My own introduction to Victor came in 1979, after Kai Bird told me that so long as I was willing to work for nothing, The Nation would be pleased to have me as an intern. My memories of Victor from that time are not of a warm and fuzzy or avuncular presence. We interns were basically terrified of Victor, especially since he led through a kind of chemical communication rather than actually telling you things. It was my first brush with negative charisma—and the beginning of a lifelong education.
My task that summer was to read through the magazine’s coverage of foreign policy over the previous 50 years and then write a memo for Victor summarizing that history and suggesting ways we might improve. Between that and driving a taxi on weekends to pay the bills, I kept pretty busy, yet somehow managed to finish a book review that actually got published—and then I was well and truly hooked.

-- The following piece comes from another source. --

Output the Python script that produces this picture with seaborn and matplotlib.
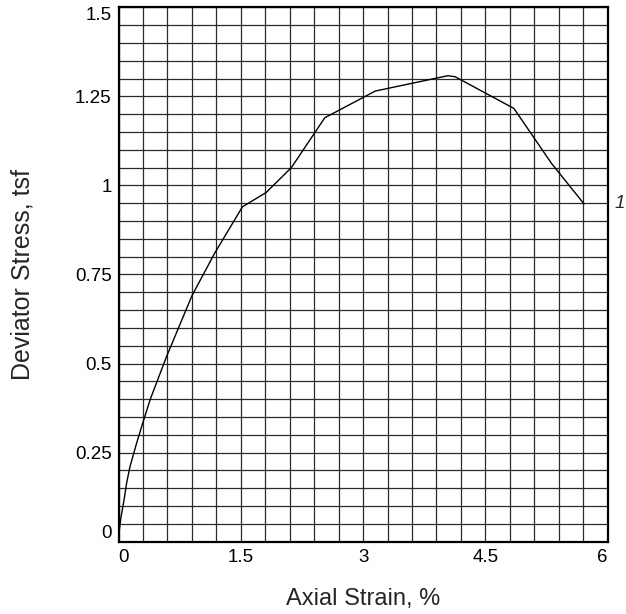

At some point it emerged that my undergraduate adviser, the philosopher Sidney Morgenbesser, had taught Victor at Swarthmore 25 years earlier—which gave us something to talk about, and allowed Victor, who really loved Sidney, to reveal his more tender side. Still, I learned early on that it was a big mistake to confuse Victor’s enormous affability with pliability or sentimentality. On the issues he cared about—free speech, the tragedy of the Cold War, and the terrible danger of nuclear weapons—he was unyielding, and when he needed to be, perfectly content to stand alone.

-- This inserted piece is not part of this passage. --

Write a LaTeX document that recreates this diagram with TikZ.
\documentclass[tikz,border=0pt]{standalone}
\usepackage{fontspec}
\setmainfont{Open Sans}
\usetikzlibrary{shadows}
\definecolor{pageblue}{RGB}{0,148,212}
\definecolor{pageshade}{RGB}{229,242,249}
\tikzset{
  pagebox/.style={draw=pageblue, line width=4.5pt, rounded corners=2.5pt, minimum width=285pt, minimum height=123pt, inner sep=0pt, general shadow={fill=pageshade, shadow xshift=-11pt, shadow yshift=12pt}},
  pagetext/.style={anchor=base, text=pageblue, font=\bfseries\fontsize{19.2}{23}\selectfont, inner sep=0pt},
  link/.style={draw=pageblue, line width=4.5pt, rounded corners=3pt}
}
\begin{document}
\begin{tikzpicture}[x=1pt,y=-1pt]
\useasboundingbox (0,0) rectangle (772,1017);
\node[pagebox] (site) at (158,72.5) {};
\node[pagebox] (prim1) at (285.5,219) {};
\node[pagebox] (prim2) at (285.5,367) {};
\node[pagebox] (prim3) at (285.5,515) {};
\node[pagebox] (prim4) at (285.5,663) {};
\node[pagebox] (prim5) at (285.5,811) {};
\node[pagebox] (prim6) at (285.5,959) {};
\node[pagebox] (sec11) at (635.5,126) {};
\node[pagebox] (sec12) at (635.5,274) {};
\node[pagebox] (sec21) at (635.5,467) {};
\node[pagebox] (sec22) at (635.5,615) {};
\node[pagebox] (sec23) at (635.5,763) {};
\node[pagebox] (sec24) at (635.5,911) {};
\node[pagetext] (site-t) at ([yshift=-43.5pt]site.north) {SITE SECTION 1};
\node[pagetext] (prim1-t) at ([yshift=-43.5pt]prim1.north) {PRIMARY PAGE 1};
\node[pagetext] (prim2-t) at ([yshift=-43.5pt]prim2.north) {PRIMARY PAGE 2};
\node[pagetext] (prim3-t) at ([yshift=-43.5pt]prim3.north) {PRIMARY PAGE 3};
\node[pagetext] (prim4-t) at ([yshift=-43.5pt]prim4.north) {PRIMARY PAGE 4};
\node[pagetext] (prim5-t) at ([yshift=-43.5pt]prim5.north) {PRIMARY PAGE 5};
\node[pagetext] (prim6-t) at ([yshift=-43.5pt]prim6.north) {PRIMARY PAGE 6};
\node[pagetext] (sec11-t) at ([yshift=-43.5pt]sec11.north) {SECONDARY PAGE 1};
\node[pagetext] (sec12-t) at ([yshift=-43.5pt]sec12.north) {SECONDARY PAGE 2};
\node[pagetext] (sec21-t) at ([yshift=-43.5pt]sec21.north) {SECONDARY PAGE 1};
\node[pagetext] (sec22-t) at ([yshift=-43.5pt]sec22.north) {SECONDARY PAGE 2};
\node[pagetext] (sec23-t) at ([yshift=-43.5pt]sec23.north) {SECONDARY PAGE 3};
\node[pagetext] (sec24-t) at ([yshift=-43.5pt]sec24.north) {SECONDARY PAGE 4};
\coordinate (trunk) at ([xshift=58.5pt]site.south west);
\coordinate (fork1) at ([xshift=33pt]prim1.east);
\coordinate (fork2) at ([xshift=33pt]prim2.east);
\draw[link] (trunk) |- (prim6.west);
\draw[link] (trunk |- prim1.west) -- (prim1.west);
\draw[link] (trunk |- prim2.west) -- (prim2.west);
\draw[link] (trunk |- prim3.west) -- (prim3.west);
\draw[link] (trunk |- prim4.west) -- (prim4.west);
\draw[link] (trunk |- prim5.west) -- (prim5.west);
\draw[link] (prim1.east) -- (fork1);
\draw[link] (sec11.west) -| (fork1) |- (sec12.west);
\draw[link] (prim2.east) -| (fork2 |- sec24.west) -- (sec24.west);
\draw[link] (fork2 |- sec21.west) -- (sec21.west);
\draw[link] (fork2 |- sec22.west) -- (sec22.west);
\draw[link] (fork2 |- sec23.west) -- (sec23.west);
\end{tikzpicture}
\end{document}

Vic was devoted to his wife, Annie, and their children (the most personal conversation he and I ever had was about my experience with childhood cancer), and also had some unlikely enthusiasms: vodka martinis, good restaurants, literary gossip—any gossip, really—and boxing. And if he liked you, he didn’t pull his punches. Maybe that’s the reason that out of all the ephemera accumulated over what became a 40-year apprenticeship, the note I cherish most is one of those fabled blue three-by-five cards in response to an article I’d submitted to The Nation arguing that Major League Baseball was too important to remain subject to the whims of men like George Steinbrenner or Walter O’Malley and should be nationalized. “This piece is too Marxist for The Nation,” he wrote. “Why don’t you try the New York Times? Vic.”